Terlepas dari itu, Nasir mengungkapkan, hubungan PKS dengan Sandiaga sangat dekat. Sandiaga sudah sering berkomunikasi dengan para elite PKS. Dalam komunikasi itu, setiap peluang dan strategi pemenangan dalam Pemilu 2024 tentu didiskusikan.
”Jadi, semua peluang itu bisa terjadi. Komunikasi sudah terbangun. Ya, mudah-mudahan saja ada jalan untuk Mas Sandiaga. Ya, selama cawapres (Anies) belum ditentukan, sehingga banyak godaan. Dan banyak yang menggoda dan ingin digoda,” kata Nasir.
Namun, PKS menyadari bahwa kini partainya sudah terikat perjanjian politik dengan Nasdem dan Demokrat.
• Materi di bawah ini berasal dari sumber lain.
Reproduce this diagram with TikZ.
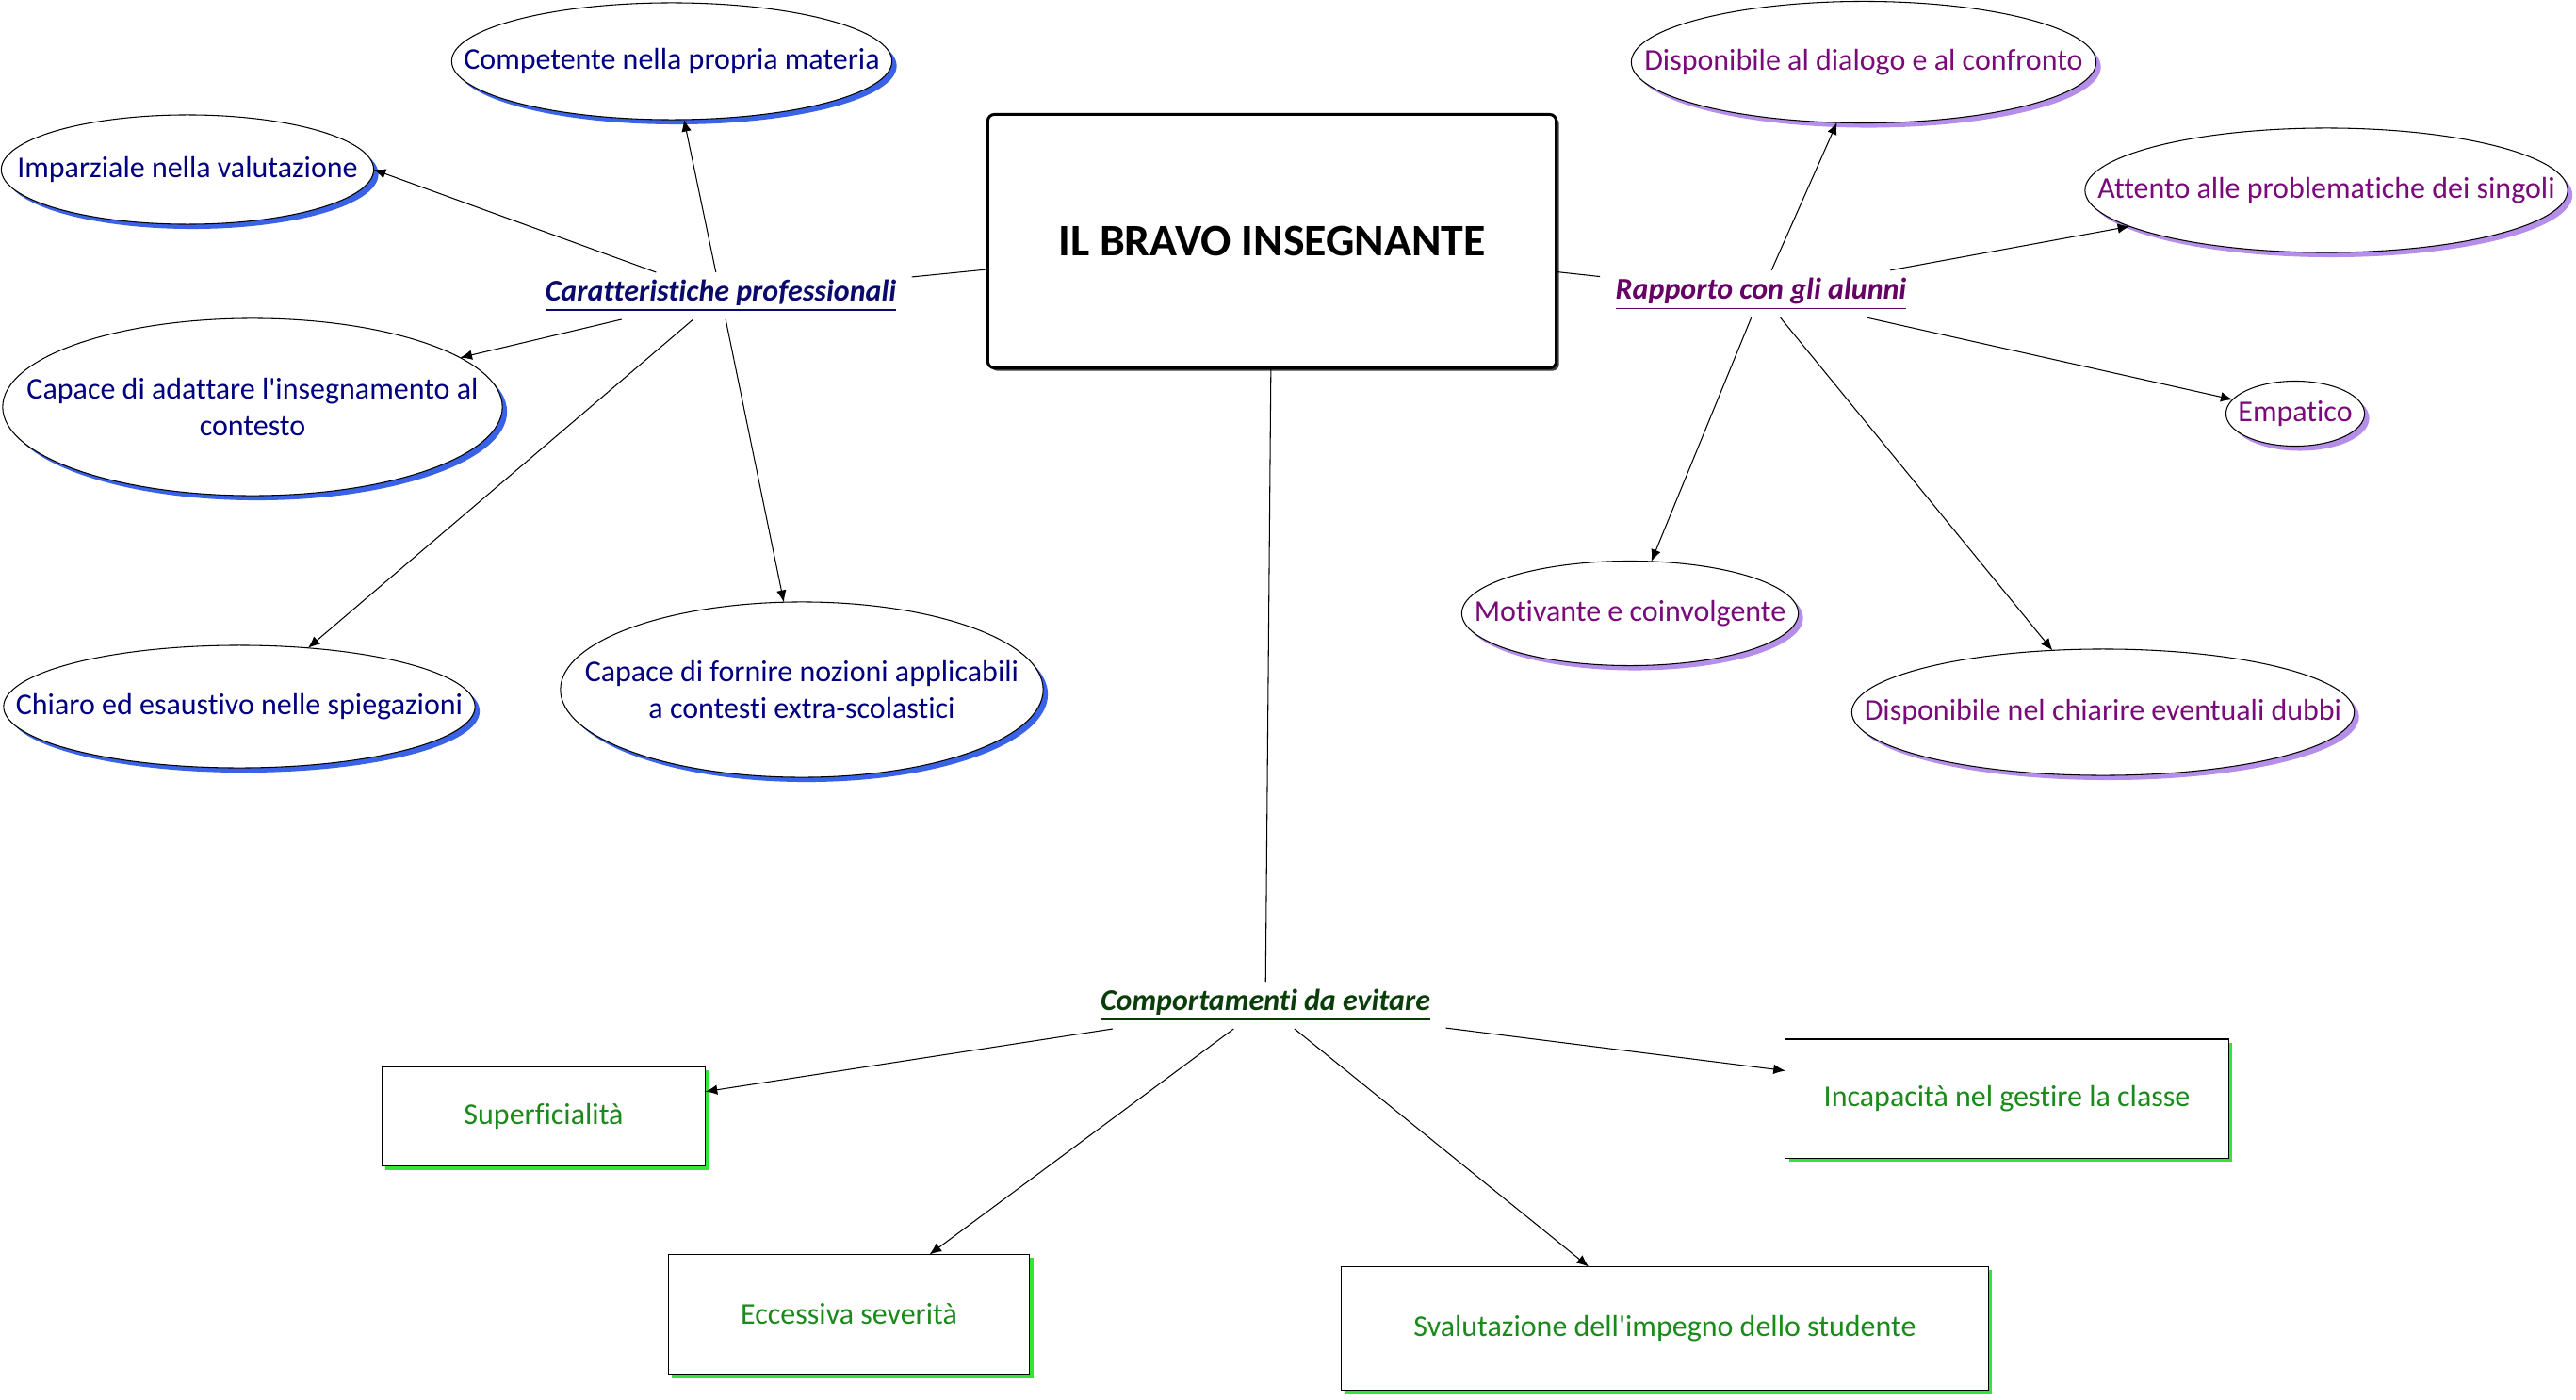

Konsistensi atas komitmen kerja sama politik itu tentu juga dibutuhkan.
Ia menilai wacana menduetkan Sandiaga dan AHY sebenarnya muncul akibat para bakal capres tak kunjung menentukan bakal cawapresnya. Alhasil, isu-isu berseliweran dan beberapa pihak mencoba membuat spekulasi poros baru.
Wakil Sekretaris Jenderal DPP Partai Demokrat Renanda Bachtar mengatakan, partainya tidak ingin berspekulasi mengenai pasangan Sandiaga-AHY karena partainya sudah terikat pada piagam kesepakatan Koalisi Perubahan untuk Persatuan (KPP) bersama dengan PKS dan Nasdem.
”Opsi lain baru akan kami pertimbangkan jika memang pada akhirnya ada salah satu partai mengkhianati piagam kesepakatan Koalisi Perubahan yang menyebabkan koalisi ini tidak jadi berlayar,” ucap Renanda.
Ia juga tidak yakin dan tidak ingin berprasangka buruk kepada Nasdem soal wacana menduetkan Anies sebagai bakal cawapres Ganjar. Jika itu terwujud, ini tentu merupakan bentuk pengkhianatan terhadap kesepakatan sebagaimana isi piagam kesepakatan KPP.
Renanda Bachtar
Menurut dia, di dalam piagam tersebut, ketiga partai sudah menyepakati sejumlah kriteria bakal cawapres Anies. Jika kelak Agus tidak dipilih sebagai bakal cawapres Anies, Demokrat akan menerimanya asal bakal cawapres pilihan Anies tersebut memenuhi semua kriteria yang tertuang di dalam piagam kesepakatan.
”Kalau ternyata hasilnya di luar piagam kesepakatan, apakah semua partai di koalisi tidak berhak mempertanyakan? Dan jika satu atau dua partai menolak menyetujui bakal cawapres tersebut, apakah itu boleh diartikan sebagai bentuk pengkhianatan? Saya berpendapat justru yang mengingkari kesepakatanlah yang tidak memiliki komitmen yang kuat untuk menjaga soliditas Koalisi Perubahan dan Persatuan,” ucap Renanda.
Namun, ia berharap pengkhianatan terhadap kesepakatan tersebut tidak terjadi. Sampai hari ini, Demokrat masih berpandangan positif kepada Nasdem dan berkeyakinan bahwa Nasdem masih memiliki integritas untuk mematuhi kesepakatan bersama tersebut.